How to spec for lower push/pull force
  • Increase wheel diameter when possible to reduce rolling resistance over joints and minor debris.
  • Select the right tread: polyurethane and performance rubber blends often balance floor protection with rollability.
  • Use quality bearings (sealed precision ball bearings where appropriate) for smoother starts and sustained travel.
  • Match swivel geometry to duty cycle: better raceways and swivel offsets can reduce turning effort under load.
What engineers and purchasers should verify
  • Loaded cart weight (including product + cart) and how it’s distributed across casters.
  • Floor type/condition (sealed concrete, epoxy, tile, joints, debris exposure).
  • Duty cycle: distance per shift, number of turns, start/stop frequency.
  • Constraints: overall height, mounting interface, braking needs, corrosion/washdown exposure.
Common failure modes (and how to avoid them)
  • Undersized wheel → high effort, tread wear: move up in diameter/width when possible.
  • Wrong material for the floor → noise, vibration, floor marking: align tread and hardness to surface.

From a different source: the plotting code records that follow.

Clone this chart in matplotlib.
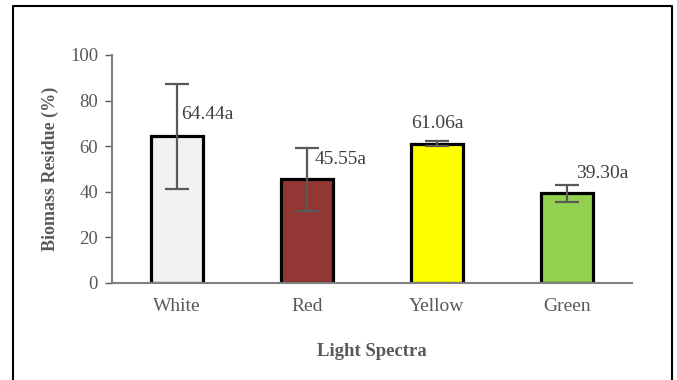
import matplotlib
matplotlib.use("Agg")
import matplotlib.pyplot as plt
from matplotlib.lines import Line2D

spectra = ["White", "Red", "Yellow", "Green"]
residue = [64.44, 45.55, 61.06, 39.30]
errors = [23.0, 13.8, 1.0, 3.65]
labels = ["64.44a", "45.55a", "61.06a", "39.30a"]
colors = ["#F2F2F2", "#943634", "#FFFF00", "#92D050"]

plt.rcParams['font.family'] = ['Liberation Serif', 'DejaVu Serif']
grey = "#595959"

fig = plt.figure(figsize=(6.77, 3.8), dpi=100)
ax = fig.add_axes([0.1654, 0.2553, 0.768, 0.6])

x = range(len(spectra))
ax.bar(x, residue, width=0.4, color=colors, edgecolor="black", linewidth=2.3, zorder=2)
ax.errorbar(x, residue, yerr=errors, fmt="none", ecolor=grey, elinewidth=1.6,
            capsize=8.5, capthick=1.6, zorder=3)

# label positions as in the original (moved by hand)
lab_pos = [(0.035, 73.7, "left"), (0.06, 54, "left"), (0.0, 70, "center"), (0.07, 48, "left")]
for i, (dx, y, ha) in enumerate(lab_pos):
    ax.text(i + dx, y, labels[i], ha=ha, va="center", fontsize=14, color="#404040")

ax.set_xlim(-0.5, 3.5)
ax.set_ylim(0, 100)
ax.set_yticks([0, 20, 40, 60, 80, 100])
ax.set_xticks(list(x))
ax.set_xticklabels(spectra)
ax.tick_params(axis="y", colors=grey, labelsize=13.5, length=5, width=1, pad=5)
ax.tick_params(axis="x", colors=grey, labelsize=14, length=0, pad=11)
for lab in ax.get_xticklabels() + ax.get_yticklabels():
    lab.set_color(grey)
for s in ["top", "right"]:
    ax.spines[s].set_visible(False)
for s in ["left", "bottom"]:
    ax.spines[s].set_color("#808080")
    ax.spines[s].set_linewidth(1.5)

ax.set_ylabel("Biomass Residue (%)", fontsize=13, fontweight="bold", color=grey, labelpad=8)
ax.set_xlabel("Light Spectra", fontsize=13.5, fontweight="bold", color=grey, labelpad=20)

# chart-area border (left, top, right)
x0, x1, y0, y1 = 13 / 677, 672 / 677, 0.0, 1 - 6 / 380
fig.add_artist(Line2D([x0, x0, x1, x1], [y0, y1, y1, y0], transform=fig.transFigure,
                      color="black", linewidth=1.5))

fig.savefig("out.png", dpi=100)
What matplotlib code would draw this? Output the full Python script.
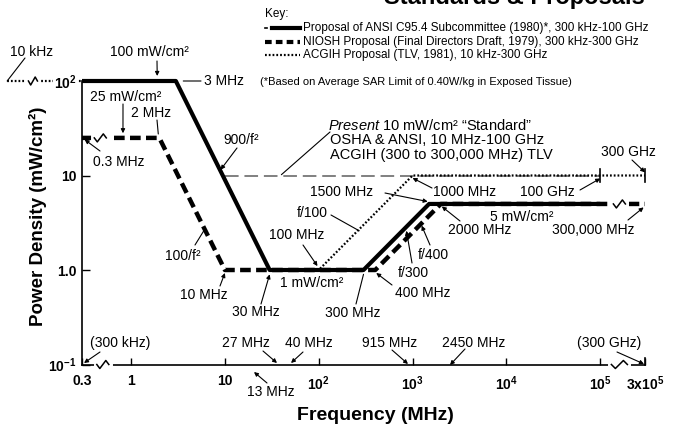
import numpy as np
import matplotlib
matplotlib.use("Agg")
import matplotlib.pyplot as plt
from matplotlib.lines import Line2D
from matplotlib.ticker import NullLocator
from matplotlib.transforms import IdentityTransform

plt.rcParams['font.family'] = ['Liberation Sans', 'DejaVu Sans']
plt.rcParams['mathtext.fontset'] = 'custom'
plt.rcParams['mathtext.rm'] = 'Liberation Sans:bold'
plt.rcParams['mathtext.it'] = 'Liberation Sans:italic'
plt.rcParams['mathtext.bf'] = 'Liberation Sans:bold'

W, H = 673, 426

# Exposure limits (frequency in MHz, power density in mW/cm2)
ansi_f = [0.3, 3, 30, 300, 1500, 100000]
ansi_pd = [100, 100, 1, 1, 5, 5]
niosh_f = [0.3, 2, 10, 400, 2000, 300000]
niosh_pd = [25, 25, 1, 1, 5, 5]
acgih_f = [0.01, 3, 30, 100, 1000, 300000]
acgih_pd = [100, 100, 1, 1, 10, 10]
osha_f = [10, 100000]
osha_pd = [10, 10]

xticks = [0.3, 1, 10, 100, 1000, 1e4, 1e5, 3e5]
xtick_labels = ['0.3', '1', '10', '$10^2$', '$10^3$', '$10^4$', '$10^5$', '3x$10^5$']
yticks = [0.1, 1, 10, 100]
ytick_labels = ['$10^{-1}$', '1.0', '10', '$10^2$']

key_labels = ['Proposal of ANSI C95.4 Subcommittee (1980)*, 300 kHz-100 GHz',
              'NIOSH Proposal (Final Directors Draft, 1979), 300 kHz-300 GHz',
              'ACGIH Proposal (TLV, 1981), 10 kHz-300 GHz']


def squeeze(f):
    # broken axis below 0.3 MHz
    f = np.asarray(f, float)
    return np.where(f < 0.3, 0.3 * (f / 0.3) ** 0.54, f)


def fp(px, py):
    return (px / W, 1 - py / H)


fig = plt.figure(figsize=(W / 100, H / 100), dpi=100)
ax = fig.add_axes([82 / W, 1 - 364.5 / H, 563 / W, 283.5 / H])
ax.set_xscale('log')
ax.set_yscale('log')
ax.set_xlim(0.3, 3e5)
ax.set_ylim(0.1, 100)
for s in ['top', 'right']:
    ax.spines[s].set_visible(False)
for s in ['left', 'bottom']:
    ax.spines[s].set_linewidth(1.2)
ax.xaxis.set_minor_locator(NullLocator())
ax.yaxis.set_minor_locator(NullLocator())
ax.set_xticks(xticks)
ax.set_xticklabels(xtick_labels, fontsize=10, fontweight='bold')
ax.set_yticks(yticks)
ax.set_yticklabels(ytick_labels, fontsize=10, fontweight='bold')
ax.tick_params(axis='x', direction='in', length=5, width=1, pad=7)
ax.tick_params(axis='y', direction='in', length=6, width=1, pad=4)
ax.get_yticklabels()[-1].set_bbox(dict(facecolor='white', edgecolor='none', pad=0.5))

# limit curves
ax.plot(osha_f, osha_pd, color='#808080', lw=1.4, dashes=(7, 3), zorder=1)
ax.plot(squeeze(acgih_f), acgih_pd, color='k', lw=1.6, dashes=(0.8, 0.9),
        clip_on=False, zorder=1.2)
ax.plot(niosh_f, niosh_pd, color='k', lw=3.2, dashes=(2.4, 1.2), clip_on=False, zorder=3)
ax.plot(ansi_f, ansi_pd, color='k', lw=3.0, solid_capstyle='butt', clip_on=False, zorder=4)

# end ticks of the ACGIH 10 mW/cm2 segment
for f in [1e5, 3e5]:
    ax.plot([f, f], [8.6, 11.6], color='k', lw=1.2, clip_on=False, zorder=4)
ax.plot([3e5, 3e5], [0.1, 0.118], color='k', lw=1.2, clip_on=False)


def zig(f, pd, w=12, h=4):
    cx, cy = ax.transData.transform((f, pd))
    fig.add_artist(Line2D([cx - w / 2, cx + w / 2], [cy, cy], color='white', lw=5,
                          transform=IdentityTransform(), zorder=5))
    xs = cx + np.array([-w / 2, -w / 4, w / 4, w / 2])
    ys = cy + np.array([0, -h, h, 0])
    fig.add_artist(Line2D(xs, ys, color='k', lw=1.1, transform=IdentityTransform(), zorder=6))


zig(0.5, 0.1)
zig(1.6e5, 0.1, w=16)
zig(0.09, 100, w=9)
zig(0.47, 25, w=12)
zig(1.6e5, 5, w=12)


def note(s, px, py, ha='left', size=10, **kw):
    fig.text(*fp(px, py), s, ha=ha, va='center', fontsize=size, **kw)


def point(start, tip, head=True, tip_data=True):
    ax.annotate('', xy=tip, xycoords='data' if tip_data else 'figure fraction',
                xytext=fp(*start), textcoords='figure fraction',
                arrowprops=dict(arrowstyle='-|>' if head else '-', lw=0.8, color='k',
                                shrinkA=0, shrinkB=0, mutation_scale=6),
                annotation_clip=False)


note('10 kHz', 10, 52)
point((25, 58), (float(squeeze(acgih_f[0])), 100), head=False)
note('100 mW/cm²', 110, 52)
point((157, 61), (1.9, 113))
note('3 MHz', 204, 81)
point((201, 81), (3.6, 100), head=False)
note('25 mW/cm²', 90, 97)
point((123, 104), (0.82, 28))
note('2 MHz', 131, 113)
point((157, 120), (1.95, 27.5), head=False)
note('0.3 MHz', 93, 162)
point((100, 151), (0.32, 24))
note('900/f²', 223, 140)
point((237, 148), (9.0, 11.5))
note('100/f²', 165, 256)
point((195, 245), (6.1, 2.7), head=False)
note('10 MHz', 180, 295)
point((220, 286), (10, 0.93))
note('30 MHz', 232, 312)
point((261, 304), (30, 0.9))
note('1 mW/cm²', 280, 283)
note('100 MHz', 269, 235)
point((303, 245), (97, 1.1))
note('f/100', 297, 213)
point((331, 215), (270, 2.6), head=False)
note('300 MHz', 325, 313)
point((356, 304), (300, 0.9), head=False)
note('400 MHz', 395, 293)
point((392, 285), (410, 0.93))
note('f/300', 398, 273)
point((412, 263), (860, 2.6))
note('f/400', 418, 255)
point((430, 245), (1250, 2.95))
note('1500 MHz', 310, 192)
point((385, 193), (1450, 5.3))
note('1000 MHz', 433, 192)
point((432, 188), (1000, 9.4))
note('100 GHz', 520, 192)
point((580, 190), (1e5, 9.3))
note('5 mW/cm²', 490, 217)
note('2000 MHz', 448, 230)
point((460, 221), (2050, 4.7))
note('300,000 MHz', 552, 230)
point((628, 220), (2.9e5, 4.6))
note('300 GHz', 601, 152)
point((632, 160), (3e5, 10.8))

note('$\\mathit{Present}$ 10 mW/cm² “Standard”', 328, 125, size=10.5)
note('OSHA & ANSI, 10 MHz-100 GHz', 330, 140, size=10.5)
note('ACGIH (300 to 300,000 MHz) TLV', 330, 155, size=10.5)
point((330, 132), (40, 10.2), head=False)

# ISM frequencies along the axis
note('(300 kHz)', 90, 343)
point((100, 352), fp(84, 363), tip_data=False)
note('27 MHz', 222, 343)
point((263, 351), fp(277, 363), tip_data=False)
note('40 MHz', 285, 343)
point((303, 352), fp(291, 363), tip_data=False)
note('13 MHz', 247, 392)
point((267, 383), fp(254, 372), tip_data=False)
note('915 MHz', 362, 343)
point((392, 350), fp(408, 364), tip_data=False)
note('2450 MHz', 442, 343)
point((465, 349), fp(450, 365), tip_data=False)
note('(300 GHz)', 577, 343)
point((617, 352), fp(644, 364), tip_data=False)

# axis titles
fig.text(*fp(375, 415), 'Frequency (MHz)', ha='center', va='center', fontsize=14,
         fontweight='bold')
fig.text(*fp(38, 216), 'Power Density (mW/cm²)', ha='center', va='center', fontsize=13.5,
         fontweight='bold', rotation=90)

# key
note('Key:', 265, 14, size=8.5)
key_styles = [dict(lw=3.0), dict(lw=3.0, dashes=(1.6, 1.0)), dict(lw=1.6, dashes=(0.8, 0.9))]
for i, (lbl, st) in enumerate(zip(key_labels, key_styles)):
    y = 28 + 13.5 * i
    x0 = 272 if i == 0 else 265
    fig.add_artist(Line2D([x0 / W, 300 / W], [1 - y / H, 1 - y / H], color='k', **st))
    note(lbl, 303, y, size=8.5)
fig.add_artist(Line2D([265 / W, 267 / W], [1 - 28 / H, 1 - 28 / H], color='k', lw=1.2))
note('(*Based on Average SAR Limit of 0.40W/kg in Exposed Tissue)', 260, 82, size=8)

# title, cut off at the top edge of the scan
fig.text(645 / W, 1 - 4 / H, 'Standards & Proposals', ha='right', va='baseline',
         fontsize=17, fontweight='bold')

fig.savefig('out.png', dpi=100)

  • Cheap swivel section → poor tracking, hard turning: upgrade raceways/kingpin design where needed.
  • Ignoring debris/joints → shock loading: choose larger diameter or a more compliant tread.
Where ergonomic casters make the biggest ROI

High-frequency manual moves, heavy carts, long travel paths, and tight aisles typically benefit most. Reduced effort can improve throughput and reduce operator fatigue when the system is properly matched to load and floor conditions.